Daniel Day-Lewis en Marcello Mastroianni, Nicole Kidman en Anita Ekberg, Marion Cotillard en Anouk Aimée, Penelope Cruz en Sandra Milo ou même la simple apparition de Sophia Loren (dont le seul rapport professionnel à Fellini se résume à la remise d’un Oscar d’honneur en 1993) : Nine apparaît moins comme le remake d’un film de Fellini (en l’occurrence Huit et ½) que celui de l’Italie des années soixante, celle du miracle économique et de La Dolce vita. Rome, centre des plaisirs éphémères, était devenu le paradis des stars américaines décadentes qui, toutes, rêvaient de faire de la capitale italienne un Hollywood sul Tevere (un Hollywood-sur-Tibre).

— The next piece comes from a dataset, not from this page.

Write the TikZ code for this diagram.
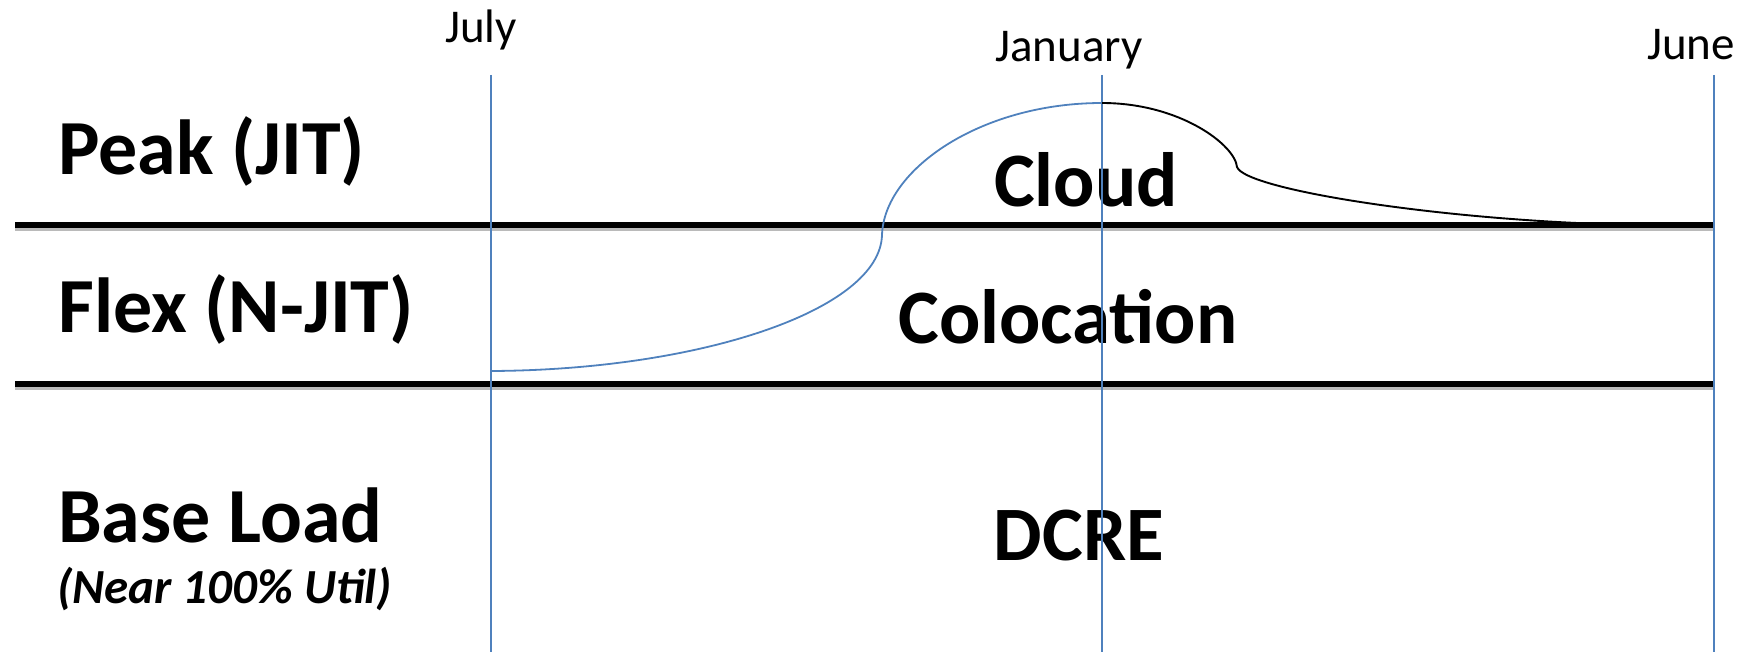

De Huit et ½ à Nine, il faudrait peut-être voir en ce titre la croyance d’un certain Hollywood en un « progrès » du cinéma par le biais du remake et de la tautologie. Mais ce qui faisait la particularité de Huit et ½ (l’exploration de l’inconscient comme réservoir poétique, et de l’état d’âme de l’artiste en mal de création) se retrouve complètement flouté, atténué, voire inexistant dans Nine, qui opère une véritable « désonirisation », remise à plat dégonflant le film de Fellini de son imaginaire délirant. Il faut dire que Nine roule à l’hybride. Après le film en 1963, il y eût une transposition en spectacle à Broadway en 1982. Ce fut Nine. De là, surtout, l’idée d’une ré-adaptation pour le cinéma, mais en chanson. Et à ce jeu de téléphone arabe, le film y aura perdu toute sa substance dans l’oreille de Rob Marshall, lui qui n’y a vu que la possibilité d’un épisode 2 de Chicago.
Woody Allen (Stardust memories) ou Bob Fosse (Que le spectacle commence) s’étaient déjà essayé plus ou moins brillamment à surfer dans les eaux du chef-d’oeuvre de Fellini. Exercice de crise de l’artiste, remise en cause et tours de nombril dans la carrière d’un cinéaste ? A ce jeu là, s’inspirer de Fellini revient à passer ses propres imaginaire et inconscient au rayon X. Et si chez Woody Allen ou Fellini lui-même, le film épouse la forme de cerveaux géniaux et malades, chez Rob Marshall, le test d’imagination, le révélateur de névroses et d’angoisses se limite à la vision d’un monde terne et grisou, à l’image de la photographie de certaines scènes du film.
L’histoire, on la connaît : un réalisateur en crise intérieure erre entre les femmes de sa vie et ses propres démons dans un film en train de se faire. Avec le noir et blanc, c’est à peu près tout ce qu’aura retenu Marshall de Fellini, n’y voyant qu’un excellent prétexte pour fourguer du sex-appeal dans un enchaînement de numéros de cabaret rose-bonbon filmés comme si on y était et où chacune des femmes de Nine se transforme à un moment ou à un autre en pute de luxe (on ne soulignera jamais assez la misogynie du film). Décors cheapissimes, scènes de dialogues servant de couloirs parlés entre les chansons, esthétique bling-bling et racoleuse : tout est en place pour mettre chacun des acteurs en valeur en vue des Oscars et organiser la même rafle de récompenses que pour Chicago (l’affiche ressemble vraiment à une piste de course olympique, où seule Cruz concourra d’ailleurs). Dépourvu de toute veine carnavalesque et de toute bizarrerie, Nine n’avait qu’un objectif : « faire cinéma ». Et c’est sans doute dans cette optique qu’on retrouve (comble du mauvais goût) Sophia Loren en mère de Guido, tellement cadavérique qu’elle est filmée de loin. Voilà qui résumerait à merveille la bêtise crasse du film : pour rendre hommage à Fellini, Rob Marshall est allé chercher l’égérie de Vittorio de Sica.